The announcement builds on Bermuda’s earlier regulatory efforts around digital assets. In 2018, Bermuda introduced the Digital Asset Business Act, one of the earliest comprehensive digital asset regulatory frameworks globally. That legislation helped establish the island as one of the more blockchain-friendly jurisdictions seeking to attract fintech innovation while maintaining regulatory oversight and compliance standards.

According to the roadmap outlined in the announcement, government agencies will begin piloting stablecoin-based payment systems while financial institutions gain access to tokenization infrastructure capable of supporting digital financial products. Authorities also indicated that blockchain-based systems may eventually be integrated into public-sector payment operations, including social service disbursements.

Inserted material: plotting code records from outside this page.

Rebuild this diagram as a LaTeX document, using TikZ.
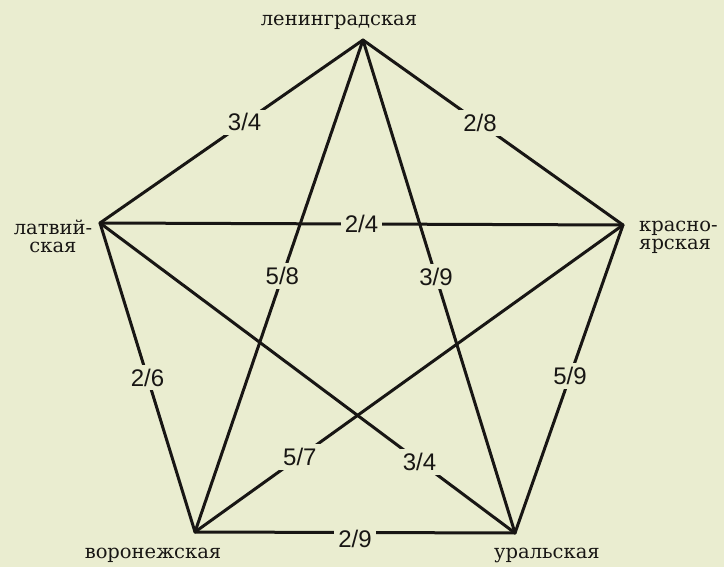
\documentclass[tikz,border=0pt]{standalone}
\usepackage{fontspec}
\setmainfont{DejaVu Serif}
\newfontfamily\lblfont{Liberation Sans}
\definecolor{paper}{RGB}{234,237,208}
\definecolor{ink}{RGB}{24,22,20}
\usetikzlibrary{positioning}

\begin{document}
\begin{tikzpicture}[
    x=1pt, y=-1pt,
    city/.style={font=\fontsize{19.5}{18}\selectfont, text=ink, inner sep=0pt},
    edge/.style={draw=ink, line width=3pt, line cap=round},
    frac/.style={font=\lblfont\fontsize{24}{24}\selectfont, text=ink, fill=paper, inner sep=4pt}
]
    \fill[paper] (0,0) rectangle (724,567);
    \useasboundingbox (0,0) rectangle (724,567);

    % vertices of the pentagon
    \coordinate (len) at (363,40);
    \coordinate (lat) at (100,223);
    \coordinate (kra) at (623,225);
    \coordinate (vor) at (195,532);
    \coordinate (ura) at (515,533);

    % names
    \node[city] (lenname) at (339,22) {ленинградская};
    \node[city, align=center] (latname) at (53,236) {латвий-\\ская};
    \node[city, align=left, anchor=west] (kraname) at (639,237) {красно-\\ярская};
    \node[city] (vorname) at (153,555) {воронежская};
    \node[city] (uraname) at (547,555) {уральская};

    % outer edges
    \draw[edge] (len) -- node[frac, pos=0.45] (lenlat) {3/4} (lat);
    \draw[edge] (len) -- node[frac, pos=0.45] (lenkra) {2/8} (kra);
    \draw[edge] (lat) -- node[frac, pos=0.5] (latvor) {2/6} (vor);
    \draw[edge] (kra) -- node[frac, pos=0.49] (kraura) {5/9} (ura);
    \draw[edge] (vor) -- node[frac, pos=0.5, yshift=-6pt] (vorura) {2/9} (ura);

    % diagonals
    \draw[edge] (lat) -- node[frac, pos=0.5] (latkra) {2/4} (kra);
    \draw[edge] (len) -- node[frac, pos=0.48] (lenvor) {5/8} (vor);
    \draw[edge] (len) -- node[frac, pos=0.48] (lenura) {3/9} (ura);
    \draw[edge] (kra) -- node[frac, pos=0.755] (kravor) {5/7} (vor);
    \draw[edge] (lat) -- node[frac, pos=0.77] (latura) {3/4} (ura);
\end{tikzpicture}
\end{document}
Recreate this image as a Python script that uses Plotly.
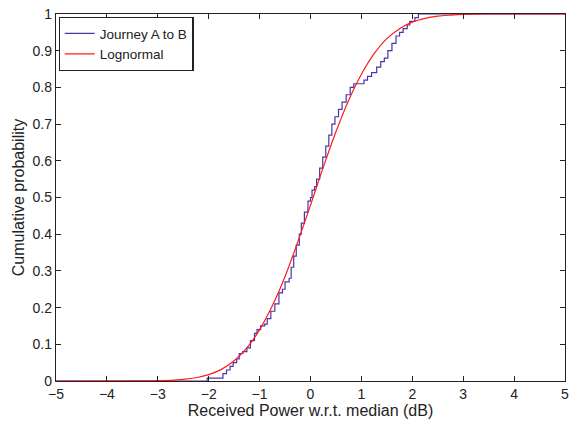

Bermuda’s Blockchain Strategy Could Become a Global Test Case

The broader significance of Bermuda’s move extends beyond the island itself because the initiative could serve as a real-world test case for how blockchain infrastructure performs when integrated directly into national economic systems.

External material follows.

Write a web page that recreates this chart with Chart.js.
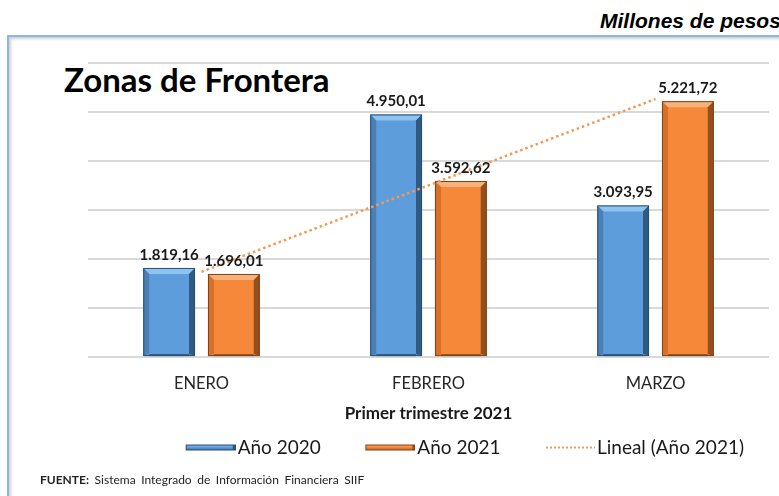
<!DOCTYPE html>
<html>
<head>
<meta charset="utf-8">
<script src="https://cdn.jsdelivr.net/npm/chart.js@4.4.0/dist/chart.umd.min.js"></script>
<style>
  body { margin: 0; background: #fff; width: 779px; height: 496px; overflow: hidden; position: relative; font-family: Lato, sans-serif; }
  #frame { position: absolute; left: 7px; top: 35px; width: 820px; height: 520px; border: 2px solid #8db8e3; box-shadow: inset 2px 2px 3px #cfcfcf; }
  #units { position: absolute; left: 600px; top: 9px; font: italic bold 21px "Liberation Sans", Arial, sans-serif; white-space: nowrap; color: #000; }
  #title { position: absolute; left: 64px; top: 59px; font: bold 33px Lato, sans-serif; color: #000; white-space: nowrap; }
  #source { position: absolute; left: 40px; top: 472px; font: 12px Lato, sans-serif; word-spacing: 2.5px; color: #222; white-space: nowrap; }
  #wrap { position: absolute; left: 0; top: 0; width: 779px; height: 473px; }
</style>
</head>
<body>
<div id="frame"></div>
<div id="units">Millones de pesos</div>
<div id="title">Zonas de Frontera</div>
<div id="wrap"><canvas id="chart"></canvas></div>
<div id="source"><b>FUENTE:</b> Sistema Integrado de Información Financiera SIIF</div>
<script>
const months = ['ENERO', 'FEBRERO', 'MARZO'];
const year2020 = [1819.16, 4950.01, 3093.95];
const year2021 = [1696.01, 3592.62, 5221.72];
const trend2021 = [1740.6, 3503.5, 5266.3];

const blue = { face: '#5e9ddb', top: '#8ec4f2', right: '#2f5a82', left: '#4a80b6', edge: '#2b4f73' };
const orange = { face: '#f68839', top: '#f9b27c', right: '#93501e', left: '#d8702a', edge: '#7d4317' };
const trendColor = '#f29a55';

const formatValue = (v) =>
  v.toLocaleString('de-DE', { minimumFractionDigits: 2, maximumFractionDigits: 2 });

// legend marker: drawn in the right part of a wider canvas so it sits close to its text
const makeSwatch = (kind, colors) => {
  const c = document.createElement('canvas');
  c.width = 77;
  c.height = 8;
  const ctx = c.getContext('2d');
  const x0 = 27;
  if (kind === 'bar') {
    ctx.fillStyle = colors.face;
    ctx.fillRect(x0, 1, 50, 6);
    ctx.fillStyle = colors.top;
    ctx.fillRect(x0 + 1, 1, 48, 1.5);
    ctx.fillStyle = colors.right;
    ctx.fillRect(x0, 5.5, 50, 1.5);
    ctx.fillRect(x0 + 47, 1, 3, 6);
    ctx.strokeStyle = colors.edge;
    ctx.lineWidth = 1;
    ctx.strokeRect(x0 + 0.5, 1.5, 49, 5);
  } else {
    ctx.fillStyle = colors;
    for (let x = x0 + 1; x < 77; x += 4) {
      ctx.fillRect(x, 3, 2, 2);
    }
  }
  return c;
};

// bevel look of the excel bars
const bevelPlugin = {
  id: 'bevel',
  afterDatasetDraw(chart, args) {
    const ds = chart.data.datasets[args.index];
    if (!ds.bevel) return;
    const ctx = chart.ctx;
    const b = 6;
    args.meta.data.forEach((bar) => {
      const left = bar.x - bar.width / 2;
      const right = bar.x + bar.width / 2;
      const top = bar.y;
      const bottom = bar.base;
      ctx.save();
      ctx.fillStyle = ds.bevel.top;
      ctx.beginPath();
      ctx.moveTo(left, top);
      ctx.lineTo(right, top);
      ctx.lineTo(right - b, top + b);
      ctx.lineTo(left + b, top + b);
      ctx.closePath();
      ctx.fill();
      ctx.fillStyle = ds.bevel.right;
      ctx.beginPath();
      ctx.moveTo(right, top);
      ctx.lineTo(right, bottom);
      ctx.lineTo(right - b, bottom - 2);
      ctx.lineTo(right - b, top + b);
      ctx.closePath();
      ctx.fill();
      ctx.fillStyle = ds.bevel.left;
      ctx.beginPath();
      ctx.moveTo(left, top);
      ctx.lineTo(left + b, top + b);
      ctx.lineTo(left + b, bottom - 2);
      ctx.lineTo(left, bottom);
      ctx.closePath();
      ctx.fill();
      ctx.fillStyle = ds.bevel.right;
      ctx.fillRect(left + b, bottom - 2, bar.width - 2 * b, 2);
      ctx.strokeStyle = ds.bevel.edge;
      ctx.lineWidth = 1;
      ctx.strokeRect(left + 0.5, top + 0.5, bar.width - 1, bottom - top - 1);
      ctx.restore();
    });
  },
};

const labelPlugin = {
  id: 'valueLabels',
  afterDatasetsDraw(chart) {
    const ctx = chart.ctx;
    ctx.save();
    ctx.font = 'bold 15px Lato, sans-serif';
    ctx.fillStyle = '#1a1a1a';
    ctx.textAlign = 'center';
    ctx.textBaseline = 'middle';
    chart.data.datasets.forEach((ds, i) => {
      if (ds.type === 'line') return;
      chart.getDatasetMeta(i).data.forEach((bar, j) => {
        ctx.fillText(formatValue(ds.data[j]), bar.x, bar.y - 13);
      });
    });
    ctx.restore();
  },
};

new Chart(document.querySelector('#chart'), {
  data: {
    labels: months,
    datasets: [
      {
        type: 'bar',
        label: 'Año 2020',
        data: year2020,
        backgroundColor: blue.face,
        bevel: blue,
        swatch: makeSwatch('bar', blue),
        order: 2,
      },
      {
        type: 'bar',
        label: 'Año 2021',
        data: year2021,
        backgroundColor: orange.face,
        bevel: orange,
        swatch: makeSwatch('bar', orange),
        order: 2,
      },
      {
        type: 'line',
        label: 'Lineal (Año 2021)',
        data: trend2021,
        borderColor: trendColor,
        backgroundColor: trendColor,
        borderWidth: 2.5,
        borderDash: [2.5, 3],
        pointRadius: 0,
        swatch: makeSwatch('line', trendColor),
        order: 1,
      },
    ],
  },
  plugins: [bevelPlugin, labelPlugin],
  options: {
    responsive: true,
    maintainAspectRatio: false,
    animation: false,
    layout: { padding: { left: 88, right: 10, top: 63, bottom: 6 } },
    datasets: {
      bar: { categoryPercentage: 0.57, barPercentage: 0.8 },
    },
    scales: {
      x: {
        grid: { display: false, drawTicks: false },
        border: { display: false },
        ticks: { color: '#262626', font: { family: 'Lato', size: 16.5, lineHeight: 1 }, padding: 18 },
        title: {
          display: true,
          text: 'Primer trimestre 2021',
          color: '#1a1a1a',
          font: { family: 'Lato', size: 17, weight: 'bold' },
          padding: { top: -6, bottom: -11 },
        },
      },
      y: {
        min: 0,
        max: 6000,
        ticks: { display: false, stepSize: 1000 },
        grid: { color: '#d9d9d9', lineWidth: 2, drawTicks: false },
        border: { display: false },
      },
    },
    plugins: {
      legend: {
        position: 'bottom',
        align: 'end',
        labels: {
          color: '#1a1a1a',
          font: { family: 'Lato', size: 19 },
          usePointStyle: true,
          boxHeight: 8,
          pointStyleWidth: 62,
          padding: 25,
          generateLabels(chart) {
            const items = Chart.defaults.plugins.legend.labels.generateLabels(chart);
            items.sort((a, b) => a.datasetIndex - b.datasetIndex);
            items.forEach((item) => {
              item.pointStyle = chart.data.datasets[item.datasetIndex].swatch;
            });
            return items;
          },
        },
      },
      tooltip: { enabled: false },
    },
  },
});
</script>
</body>
</html>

While governments around the world continue experimenting with central bank digital currencies, tokenization pilots, and blockchain settlement systems, very few jurisdictions have publicly committed to transitioning large portions of everyday financial activity fully onchain. Bermuda’s strategy appears far more expansive than many previous blockchain pilot programs because it aims to integrate blockchain technology into consumer payments, government systems, business transactions, and financial infrastructure simultaneously.

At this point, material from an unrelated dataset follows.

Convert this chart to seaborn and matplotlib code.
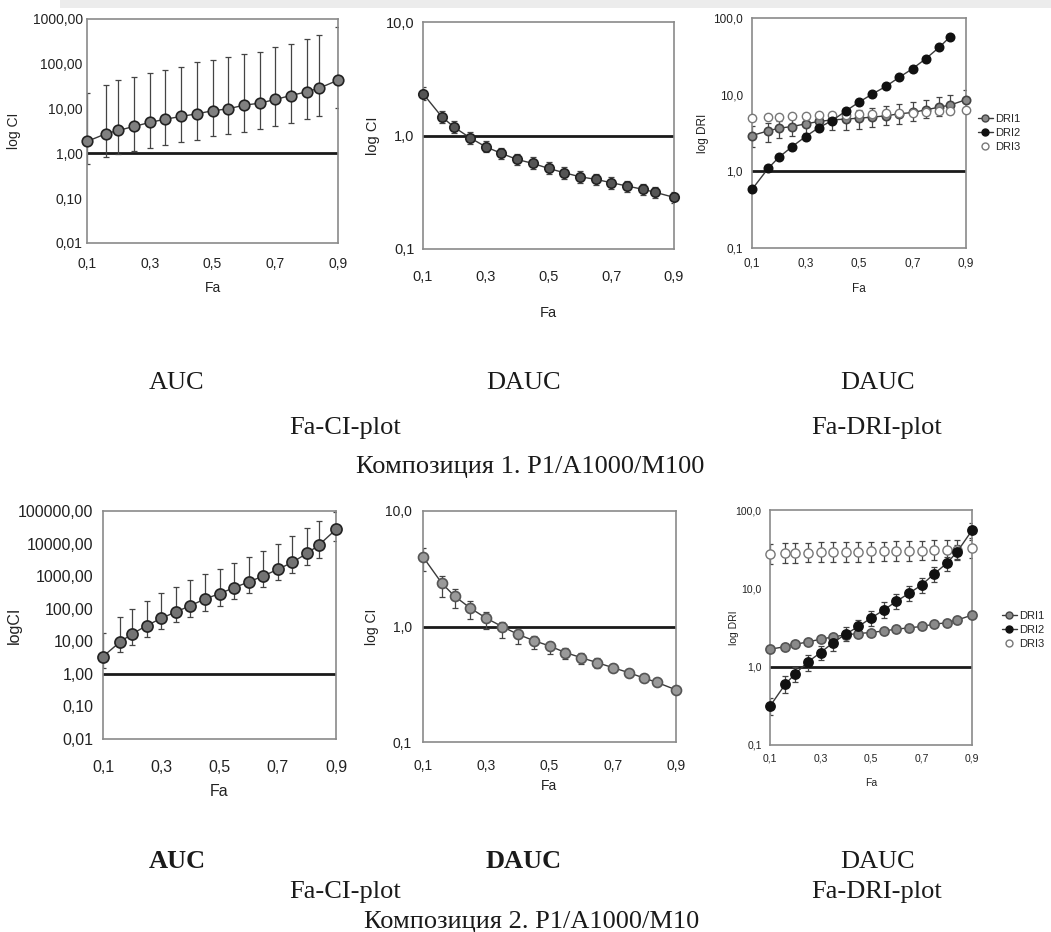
import numpy as np
import pandas as pd
import seaborn as sns
import matplotlib
matplotlib.use("Agg")
import matplotlib.pyplot as plt
from matplotlib.lines import Line2D
from matplotlib.patches import Rectangle

# ---------------- data ----------------
fa = [0.1, 0.16, 0.2, 0.25, 0.3, 0.35, 0.4, 0.45, 0.5, 0.55, 0.6, 0.65, 0.7, 0.75, 0.8, 0.84, 0.9]
x_ticks = [0.1, 0.3, 0.5, 0.7, 0.9]
x_ticklabels = ["0,1", "0,3", "0,5", "0,7", "0,9"]

# Composition 1, AUC, Fa-CI
ci1_auc = [1.85, 2.74, 3.26, 4.0, 4.91, 5.82, 6.68, 7.66, 8.93, 9.9, 11.9, 13.2, 16.0, 19.6, 23.7, 28.6, 43.1]
ci1_auc_hi = [22.1, 33.9, 42.4, 52, 63.9, 73.2, 86.9, 107, 122, 140, 164, 188, 234, 283, 353, 441, 654]
ci1_auc_lo = [0.578, 0.83, 0.97, 1.11, 1.32, 1.56, 1.79, 2.02, 2.39, 2.65, 3.04, 3.48, 4.0, 4.74, 5.93, 6.92, 10.1]

# Composition 1, DAUC, Fa-CI
ci1_dauc = [2.34, 1.46, 1.18, 0.954, 0.795, 0.695, 0.615, 0.568, 0.513, 0.470, 0.433, 0.411, 0.384, 0.359, 0.336, 0.316, 0.285]
ci1_dauc_hi = [2.7, 1.65, 1.33, 1.07, 0.89, 0.78, 0.69, 0.64, 0.58, 0.53, 0.49, 0.46, 0.43, 0.40, 0.375, 0.355, 0.32]
ci1_dauc_lo = [2.05, 1.29, 1.05, 0.85, 0.71, 0.62, 0.55, 0.505, 0.455, 0.415, 0.385, 0.365, 0.34, 0.32, 0.30, 0.28, 0.255]

# Composition 1, DAUC, Fa-DRI
dri1_c1 = [2.93, 3.37, 3.65, 3.84, 4.16, 4.47, 4.69, 4.80, 4.94, 5.09, 5.30, 5.62, 5.86, 6.34, 6.88, 7.3, 8.6]
dri1_c1_hi = [3.9, 4.3, 4.6, 4.8, 5.1, 5.5, 5.8, 6.1, 6.4, 6.7, 7.1, 7.5, 8.0, 8.6, 9.2, 9.8, 11.5]
dri1_c1_lo = [2.1, 2.4, 2.7, 2.9, 3.2, 3.4, 3.5, 3.5, 3.6, 3.8, 4.0, 4.2, 4.5, 5.0, 5.3, 5.6, 6.5]
dri2_c1 = [0.581, 1.09, 1.52, 2.10, 2.84, 3.72, 4.6, 6.1, 8.0, 10.2, 12.8, 16.8, 21.8, 29.5, 41.5, 56.6, np.nan]
dri3_c1 = [5.0, 5.1, 5.1, 5.2, 5.3, 5.35, 5.4, 5.5, 5.55, 5.6, 5.7, 5.75, 5.85, 5.95, 6.05, 6.1, 6.3]

# Composition 2, AUC, Fa-CI
ci2_auc = [3.40, 9.8, 16.8, 30.3, 50.9, 79.6, 124, 199, 290, 443, 661, 1009, 1617, 2650, 5000, 8790, 27200]
ci2_auc_hi = [17.6, 54.6, 98, 173, 297, 454, 762, 1136, 1656, 2470, 3950, 6040, 9670, 17000, 29200, 50200, 92000]
ci2_auc_lo = [1.49, 4.6, 7.7, 13.9, 23.4, 38.4, 57.3, 87.4, 124, 199, 297, 454, 762, 1220, 2250, 3680, 12200]

# Composition 2, DAUC, Fa-CI
ci2_dauc = [4.01, 2.36, 1.83, 1.44, 1.18, 1.0, 0.856, 0.755, 0.679, 0.595, 0.538, 0.487, 0.441, 0.399, 0.357, 0.328, 0.283]
ci2_dauc_hi = [4.8, 2.72, 2.13, 1.66, 1.34, 1.10, 0.94, 0.83, 0.74, 0.65, 0.59, 0.53, 0.47, 0.42, 0.375, 0.34, 0.29]
ci2_dauc_lo = [3.0, 1.81, 1.45, 1.15, 0.945, 0.80, 0.706, 0.64, 0.58, 0.52, 0.47, 0.44, 0.41, 0.38, 0.34, 0.315, 0.275]

# Composition 2, DAUC, Fa-DRI
dri1_c2 = [1.67, 1.80, 1.93, 2.07, 2.24, 2.40, 2.55, 2.65, 2.73, 2.86, 3.01, 3.13, 3.26, 3.49, 3.63, 3.93, 4.55]
dri2_c2 = [0.313, 0.594, 0.813, 1.15, 1.51, 2.03, 2.60, 3.26, 4.17, 5.27, 6.81, 8.62, 11.0, 15.3, 20.9, 28.9, 54.9]
dri2_c2_hi = [0.40, 0.75, 1.0, 1.42, 1.85, 2.5, 3.2, 4.0, 5.2, 6.6, 8.4, 10.6, 13.5, 18.5, 25, 36, 68]
dri2_c2_lo = [0.24, 0.46, 0.64, 0.88, 1.2, 1.6, 2.1, 2.6, 3.3, 4.2, 5.4, 6.8, 8.8, 12.0, 16.5, 23, 42]
dri3_c2 = [27.5, 28.1, 28.4, 28.4, 28.9, 28.9, 29.5, 29.5, 29.8, 29.8, 30.1, 30.4, 30.4, 30.7, 31.0, 31.0, 32.9]
dri3_c2_hi = [37, 37.5, 38, 38, 38.5, 38.5, 39, 39, 39.5, 39.5, 40, 40.5, 40.5, 41, 41.5, 41.5, 44]
dri3_c2_lo = [20.5, 21, 21, 21.5, 21.5, 21.5, 22, 22, 22, 22.5, 22.5, 22.5, 23, 23, 23, 23.5, 24.5]

dri_labels = ["DRI1", "DRI2", "DRI3"]

yt_ci1 = [0.01, 0.1, 1, 10, 100, 1000]
yl_ci1 = ["0,01", "0,10", "1,00", "10,00", "100,00", "1000,00"]
yt_ci2 = [0.01, 0.1, 1, 10, 100, 1000, 10000, 100000]
yl_ci2 = ["0,01", "0,10", "1,00", "10,00", "100,00", "1000,00", "10000,00", "100000,00"]
yt_d = [0.1, 1, 10]
yl_d = ["0,1", "1,0", "10,0"]
yt_dri = [0.1, 1, 10, 100]
yl_dri = ["0,1", "1,0", "10,0", "100,0"]

# ---------------- style ----------------
sns.set_theme(style="white")
plt.rcParams["font.family"] = ["Liberation Sans", "DejaVu Sans"]
plt.rcParams["axes.edgecolor"] = "#8a8a8a"

W, H = 1051, 932
fig = plt.figure(figsize=(W / 100, H / 100), dpi=100)
fig.patches.append(Rectangle((60 / W, 1 - 8 / H), 1, 8 / H, transform=fig.transFigure,
                             facecolor="#ececec", edgecolor="none", zorder=0))

LINE_C = "#3a3a3a"


def make_ax(l, t, r, b):
    return fig.add_axes([l / W, 1 - b / H, (r - l) / W, (b - t) / H])


def setup(ax, ylim, yt, yl, ylab, fs, xpad, ypad, ylab_x, xlab_y, lab_fs):
    ax.set_yscale("log")
    ax.set_xlim(0.1, 0.9)
    ax.set_ylim(*ylim)
    ax.set_xticks(x_ticks)
    ax.set_xticklabels(x_ticklabels)
    ax.set_yticks(yt)
    ax.set_yticklabels(yl)
    ax.yaxis.set_minor_locator(matplotlib.ticker.NullLocator())
    ax.tick_params(axis="x", length=0, pad=xpad, labelsize=fs, colors="#222222")
    ax.tick_params(axis="y", length=0, pad=ypad, labelsize=fs, colors="#222222")
    for s in ax.spines.values():
        s.set_color("#8a8a8a")
        s.set_linewidth(1.2)
    ax.axhline(1.0, color="#1a1a1a", lw=2.0, zorder=1.5)
    ax.set_ylabel(ylab, fontsize=lab_fs, color="#222222")
    ax.set_xlabel("Fa", fontsize=lab_fs, color="#222222")
    ax.yaxis.set_label_coords(ylab_x, 0.5)
    ax.yaxis.label.set_va("center")
    ax.xaxis.set_label_coords(0.5, xlab_y)
    ax.xaxis.label.set_va("center")


def series(ax, y, face, edge, ms, lo=None, hi=None, line=True):
    yv = np.array(y, dtype=float)
    if lo is not None:
        ax.errorbar(fa, yv, yerr=[yv - np.array(lo), np.array(hi) - yv], fmt="none",
                    ecolor="#444444", elinewidth=0.9, capsize=2, capthick=0.9, zorder=2)
    df = pd.DataFrame({"Fa": fa, "v": yv})
    if line:
        sns.lineplot(data=df, x="Fa", y="v", ax=ax, color=LINE_C, lw=1.0, marker="o",
                     markersize=ms, markerfacecolor=face, markeredgecolor=edge,
                     markeredgewidth=1.2, estimator=None, sort=False, legend=False,
                     zorder=3, clip_on=False)
    else:
        sns.scatterplot(data=df, x="Fa", y="v", ax=ax, color=face, edgecolor=edge,
                        s=ms ** 2, linewidth=1.0, legend=False, zorder=3, clip_on=False)
    ax.set_xlabel("Fa")
    ax.set_ylabel("")


# ---- Panel 1: comp 1, AUC ----
ax1 = make_ax(87, 19, 338, 243)
series(ax1, ci1_auc, "#808080", "#222222", 7.6, ci1_auc_lo, ci1_auc_hi)
setup(ax1, (0.01, 1000), yt_ci1, yl_ci1, "log CI", 10, 10, 3, -0.29, -0.2, 10)

# ---- Panel 2: comp 1, DAUC ----
ax2 = make_ax(423, 22, 674, 249)
series(ax2, ci1_dauc, "#555555", "#222222", 6.8, ci1_dauc_lo, ci1_dauc_hi)
setup(ax2, (0.1, 10), yt_d, yl_d, "log CI", 10.5, 15, 6, -0.2, -0.28, 10.5)

# ---- Panel 3: comp 1, DRI ----
ax3 = make_ax(752, 18, 966, 248)
series(ax3, dri1_c1, "#8a8a8a", "#444444", 6.0, dri1_c1_lo, dri1_c1_hi)
series(ax3, dri3_c1, "white", "#777777", 6.0, line=False)
series(ax3, dri2_c1, "#111111", "#111111", 6.0)
setup(ax3, (0.1, 100), yt_dri, yl_dri, "log DRI", 8.5, 7, 6.5, -0.23, -0.18, 8.5)

# ---- Panel 4: comp 2, AUC ----
ax4 = make_ax(103, 511, 336, 739)
series(ax4, ci2_auc, "#737373", "#222222", 8.0, ci2_auc_lo, ci2_auc_hi)
setup(ax4, (0.01, 100000), yt_ci2, yl_ci2, "logCI", 11.5, 15, 7, -0.38, -0.23, 11.5)

# ---- Panel 5: comp 2, DAUC ----
ax5 = make_ax(423, 511, 676, 742)
series(ax5, ci2_dauc, "#9a9a9a", "#555555", 7.2, ci2_dauc_lo, ci2_dauc_hi)
setup(ax5, (0.1, 10), yt_d, yl_d, "log CI", 10, 12, 8, -0.2, -0.19, 10)

# ---- Panel 6: comp 2, DRI ----
ax6 = make_ax(770, 510, 972, 745)
series(ax6, dri1_c2, "#8a8a8a", "#555555", 6.6)
series(ax6, dri3_c2, "white", "#777777", 6.6, dri3_c2_lo, dri3_c2_hi, line=False)
series(ax6, dri2_c2, "#111111", "#111111", 6.6, dri2_c2_lo, dri2_c2_hi)
setup(ax6, (0.1, 100), yt_dri, yl_dri, "log DRI", 7.5, 6, 6, -0.18, -0.16, 7.5)


def legend_handles():
    return [
        Line2D([], [], color=LINE_C, lw=1, marker="o", ms=5, mfc="#8a8a8a", mec="#444444"),
        Line2D([], [], color=LINE_C, lw=1, marker="o", ms=5, mfc="#111111", mec="#111111"),
        Line2D([], [], color=LINE_C, lw=0, marker="o", ms=5, mfc="white", mec="#777777"),
    ]


fig.legend(legend_handles(), dri_labels, loc="center left", bbox_to_anchor=(972 / W, 1 - 133 / H),
           bbox_transform=fig.transFigure, frameon=False, fontsize=8, handlelength=1.4,
           handletextpad=0.2, labelspacing=0.35, borderpad=0)
fig.legend(legend_handles(), dri_labels, loc="center left", bbox_to_anchor=(996 / W, 1 - 630 / H),
           bbox_transform=fig.transFigure, frameon=False, fontsize=8, handlelength=1.4,
           handletextpad=0.2, labelspacing=0.35, borderpad=0)

# ---------------- captions ----------------
SERIF = ["Liberation Serif", "DejaVu Serif"]


def cap(x, y, s, bold=False, fs=19):
    fig.text(x / W, 1 - y / H, s, ha="center", va="center", family=SERIF, fontsize=fs,
             fontweight="bold" if bold else "normal", color="#1a1a1a")


cap(177, 383, "AUC")
cap(524, 383, "DAUC")
cap(878, 383, "DAUC")
cap(345, 428, "Fa-CI-plot")
cap(877, 428, "Fa-DRI-plot")
cap(530, 467, "Композиция 1. P1/A1000/M100")

cap(177, 862, "AUC", bold=True)
cap(524, 862, "DAUC", bold=True)
cap(878, 862, "DAUC")
cap(345, 892, "Fa-CI-plot")
cap(877, 892, "Fa-DRI-plot")
cap(532, 922, "Композиция 2. P1/A1000/M10")

fig.savefig("out.png", dpi=100)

The Stellar Development Foundation pointed to previous sovereign-scale deployments as evidence of the network’s operational capabilities, including work tied to the Republic of the Marshall Islands’ ENRA initiative, which reportedly delivered a nationwide onchain universal basic income distribution program using USDM1 in late 2025.

For the crypto industry, Bermuda’s decision also reinforces a growing trend toward real-world blockchain utility narratives replacing purely speculative market cycles. Increasingly, blockchain networks are competing to become infrastructure layers for payments, tokenized assets, remittances, financial settlements, and public-sector systems rather than relying solely on trading activity or decentralized finance speculation.

If Bermuda’s rollout succeeds, it could significantly strengthen Stellar’s reputation as one of the leading blockchain ecosystems focused on regulated financial infrastructure and institutional adoption. More importantly, it could encourage additional governments and financial jurisdictions to explore broader blockchain integration strategies of their own.

The initiative remains in its early stages, but the direction is clear: Bermuda is attempting to move blockchain technology beyond niche adoption and into the center of national economic activity — with Stellar positioned as the core infrastructure layer powering that transformation.